WHAT YOU NEED TO DO. Repeat the material exactly from its first line to the line that includes "const shade = [2017.12, 2020.15];". Skip pictures.

SOURCE DATA.
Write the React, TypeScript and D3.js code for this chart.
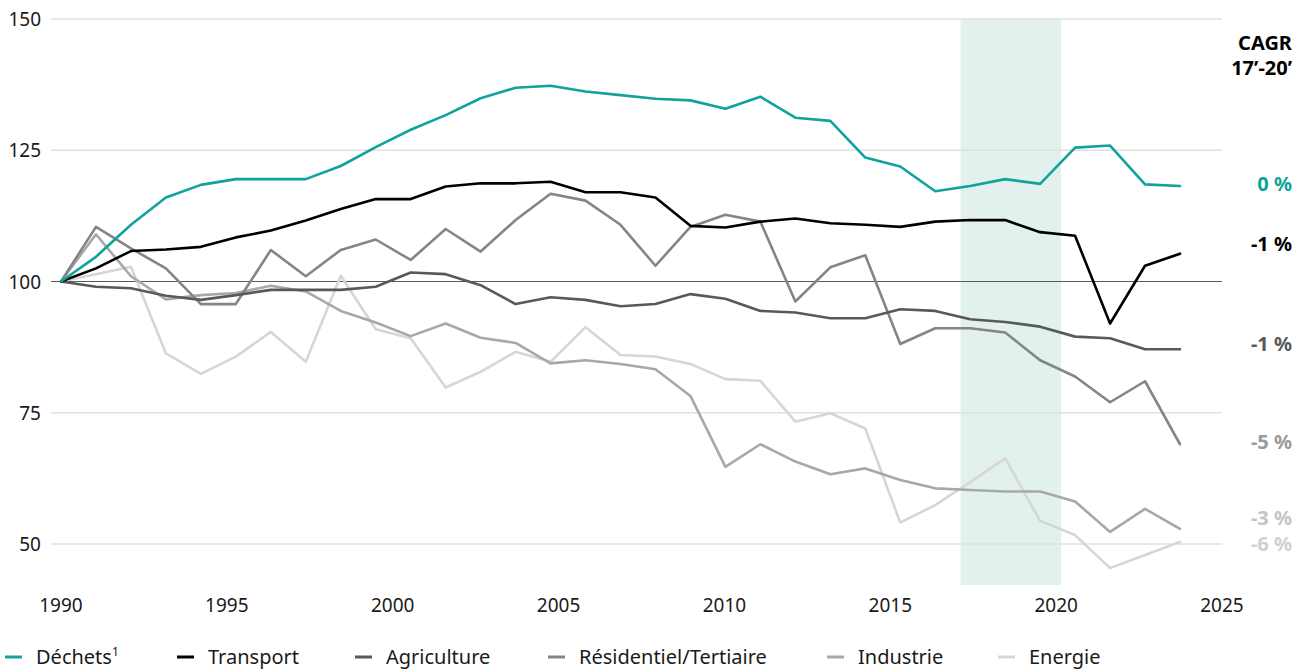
import React from "react";
import * as d3 from "d3";

const years: number[] = d3.range(1990, 2023);
const axisYears: number[] = [1990, 1995, 2000, 2005, 2010, 2015, 2020, 2025];
const yTicks: number[] = [50, 75, 100, 125, 150];

const dechets = [100, 104.7, 110.8, 116.0, 118.4, 119.5, 119.5, 119.5, 122.0, 125.6, 128.9, 131.7, 134.9, 136.9, 137.3, 136.2, 135.5, 134.8, 134.5, 132.9, 135.2, 131.2, 130.6, 123.6, 121.9, 117.2, 118.2, 119.5, 118.6, 125.5, 125.9, 118.5, 118.2];
const transport = [100, 102.5, 105.8, 106.1, 106.6, 108.4, 109.7, 111.6, 113.8, 115.7, 115.7, 118.1, 118.7, 118.7, 119.0, 117.0, 117.0, 116.0, 110.6, 110.3, 111.4, 112.0, 111.1, 110.8, 110.4, 111.4, 111.7, 111.7, 109.4, 108.7, 92.0, 103.0, 105.3];
const agriculture = [100, 99.0, 98.7, 97.3, 96.5, 97.4, 98.4, 98.4, 98.4, 99.0, 101.7, 101.4, 99.3, 95.7, 97.0, 96.5, 95.3, 95.7, 97.6, 96.7, 94.4, 94.1, 93.0, 93.0, 94.7, 94.4, 92.8, 92.3, 91.4, 89.5, 89.2, 87.1, 87.1];
const residentiel = [100, 110.4, 106.3, 102.5, 95.7, 95.7, 106.0, 101.0, 106.0, 108.0, 104.1, 110.0, 105.7, 111.7, 116.7, 115.4, 110.8, 103.0, 110.4, 112.7, 111.4, 96.2, 102.7, 105.0, 88.1, 91.1, 91.1, 90.3, 85.0, 81.9, 77.0, 81.0, 69.0];
const industrie = [100, 109.0, 101.0, 96.6, 97.4, 97.8, 99.2, 98.1, 94.4, 92.2, 89.6, 92.0, 89.3, 88.3, 84.4, 85.0, 84.3, 83.3, 78.2, 64.7, 69.0, 65.7, 63.3, 64.4, 62.2, 60.6, 60.3, 60.0, 60.0, 58.1, 52.3, 56.7, 52.9];
const energie = [100, 101.4, 102.8, 86.3, 82.4, 85.7, 90.4, 84.7, 101.1, 90.9, 89.2, 79.8, 82.8, 86.6, 84.7, 91.3, 86.0, 85.7, 84.3, 81.4, 81.1, 73.3, 74.9, 72.0, 54.1, 57.4, 61.8, 66.3, 54.4, 51.7, 45.4, 47.9, 50.4];

const seriesNames = ["Déchets", "Transport", "Agriculture", "Résidentiel/Tertiaire", "Industrie", "Energie"];
const seriesValues = [dechets, transport, agriculture, residentiel, industrie, energie];
const seriesColors = ["#10a39b", "#000000", "#595959", "#858585", "#a8a8a8", "#d6d6d6"];
const cagrLabels = ["0 %", "-1 %", "-1 %", "-5 %", "-3 %", "-6 %"];
const cagrValues = [118.6, 107.1, 88.1, 69.4, 55.0, 50.0];
const cagrColors = ["#10a39b", "#000000", "#595959", "#9a9a9a", "#c4c4c4", "#d0d0d0"];
const legendX = [5, 177, 355, 548, 827, 998];
const shade = [2017.12, 2020.15];

const FONT = "'Noto Sans', 'Open Sans', sans-serif";

export default function App() {
  const W = 1306, H = 669;
  const y = d3.scaleLinear().domain([50, 150]).range([544, 19]);
  const xAxis = d3.scaleLinear().domain([1990, 2025]).range([61, 1222]);
  const xData = d3.scaleLinear().domain([1990, 2022]).range([61, 1180]);
  const line = d3
    .line<number>()
    .x((_, i) => xData(years[i]))
    .y((v) => y(v));
  const drawOrder = [5, 4, 3, 2, 1, 0];

  return (
    <svg
      width={W}
      height={H}
      style={{ position: "absolute", left: 0, top: 0, display: "block", background: "#fff" }}
      fontFamily={FONT}
    >
      <rect
        x={xAxis(shade[0])}
        y={19}
        width={xAxis(shade[1]) - xAxis(shade[0])}
        height={585 - 19}
        fill="#e2f1ee"
      />
      {yTicks.map((t) => (
        <g key={t}>
          <line
            x1={51}
            x2={1222}
            y1={y(t)}
            y2={y(t)}
            stroke={t === 100 ? "#5a5a5a" : "#e0e0e0"}
            strokeWidth={t === 100 ? 1.2 : 1.5}
          />
          <text x={41} y={y(t) + 7} textAnchor="end" fontSize={19} fill="#1a1a1a">
            {t}
          </text>
        </g>
      ))}
      {axisYears.map((yr) => (
        <text key={yr} x={xAxis(yr)} y={612} textAnchor="middle" fontSize={19} fill="#1a1a1a">
          {yr}
        </text>
      ))}
      {drawOrder.map((k) => (
        <path
          key={seriesNames[k]}
          d={line(seriesValues[k]) || ""}
          fill="none"
          stroke={seriesColors[k]}
          strokeWidth={2.6}
          strokeLinejoin="round"
          strokeLinecap="round"
        />
      ))}
      <text x={1292} y={50} textAnchor="end" fontSize={20} fontWeight="bold" fill="#000">
        CAGR
      </text>
      <text x={1292} y={75} textAnchor="end" fontSize={20} fontWeight="bold" fill="#000">
        17’-20’
      </text>
      {cagrLabels.map((lab, i) => (
        <text
          key={i}
          x={1292}
          y={y(cagrValues[i]) + 7}
          textAnchor="end"
          fontSize={20}
          fontWeight="bold"
          fill={cagrColors[i]}
        >
          {lab}
        </text>
      ))}
      {seriesNames.map((name, i) => (
        <g key={name} transform={`translate(${legendX[i]},657)`}>
          <line x1={0} x2={17} y1={0} y2={0} stroke={seriesColors[i]} strokeWidth={3} />
          <text x={31} y={7} fontSize={20} fill="#1a1a1a">
            {name}
            {i === 0 ? (
              <tspan dy={-8} fontSize={12}>
                1
              </tspan>
            ) : null}
          </text>
        </g>
      ))}
    </svg>
  );
}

FINISHED ANSWER.
Write the React, TypeScript and D3.js code for this chart.
import React from "react";
import * as d3 from "d3";

const years: number[] = d3.range(1990, 2023);
const axisYears: number[] = [1990, 1995, 2000, 2005, 2010, 2015, 2020, 2025];
const yTicks: number[] = [50, 75, 100, 125, 150];

const dechets = [100, 104.7, 110.8, 116.0, 118.4, 119.5, 119.5, 119.5, 122.0, 125.6, 128.9, 131.7, 134.9, 136.9, 137.3, 136.2, 135.5, 134.8, 134.5, 132.9, 135.2, 131.2, 130.6, 123.6, 121.9, 117.2, 118.2, 119.5, 118.6, 125.5, 125.9, 118.5, 118.2];
const transport = [100, 102.5, 105.8, 106.1, 106.6, 108.4, 109.7, 111.6, 113.8, 115.7, 115.7, 118.1, 118.7, 118.7, 119.0, 117.0, 117.0, 116.0, 110.6, 110.3, 111.4, 112.0, 111.1, 110.8, 110.4, 111.4, 111.7, 111.7, 109.4, 108.7, 92.0, 103.0, 105.3];
const agriculture = [100, 99.0, 98.7, 97.3, 96.5, 97.4, 98.4, 98.4, 98.4, 99.0, 101.7, 101.4, 99.3, 95.7, 97.0, 96.5, 95.3, 95.7, 97.6, 96.7, 94.4, 94.1, 93.0, 93.0, 94.7, 94.4, 92.8, 92.3, 91.4, 89.5, 89.2, 87.1, 87.1];
const residentiel = [100, 110.4, 106.3, 102.5, 95.7, 95.7, 106.0, 101.0, 106.0, 108.0, 104.1, 110.0, 105.7, 111.7, 116.7, 115.4, 110.8, 103.0, 110.4, 112.7, 111.4, 96.2, 102.7, 105.0, 88.1, 91.1, 91.1, 90.3, 85.0, 81.9, 77.0, 81.0, 69.0];
const industrie = [100, 109.0, 101.0, 96.6, 97.4, 97.8, 99.2, 98.1, 94.4, 92.2, 89.6, 92.0, 89.3, 88.3, 84.4, 85.0, 84.3, 83.3, 78.2, 64.7, 69.0, 65.7, 63.3, 64.4, 62.2, 60.6, 60.3, 60.0, 60.0, 58.1, 52.3, 56.7, 52.9];
const energie = [100, 101.4, 102.8, 86.3, 82.4, 85.7, 90.4, 84.7, 101.1, 90.9, 89.2, 79.8, 82.8, 86.6, 84.7, 91.3, 86.0, 85.7, 84.3, 81.4, 81.1, 73.3, 74.9, 72.0, 54.1, 57.4, 61.8, 66.3, 54.4, 51.7, 45.4, 47.9, 50.4];

const seriesNames = ["Déchets", "Transport", "Agriculture", "Résidentiel/Tertiaire", "Industrie", "Energie"];
const seriesValues = [dechets, transport, agriculture, residentiel, industrie, energie];
const seriesColors = ["#10a39b", "#000000", "#595959", "#858585", "#a8a8a8", "#d6d6d6"];
const cagrLabels = ["0 %", "-1 %", "-1 %", "-5 %", "-3 %", "-6 %"];
const cagrValues = [118.6, 107.1, 88.1, 69.4, 55.0, 50.0];
const cagrColors = ["#10a39b", "#000000", "#595959", "#9a9a9a", "#c4c4c4", "#d0d0d0"];
const legendX = [5, 177, 355, 548, 827, 998];
const shade = [2017.12, 2020.15];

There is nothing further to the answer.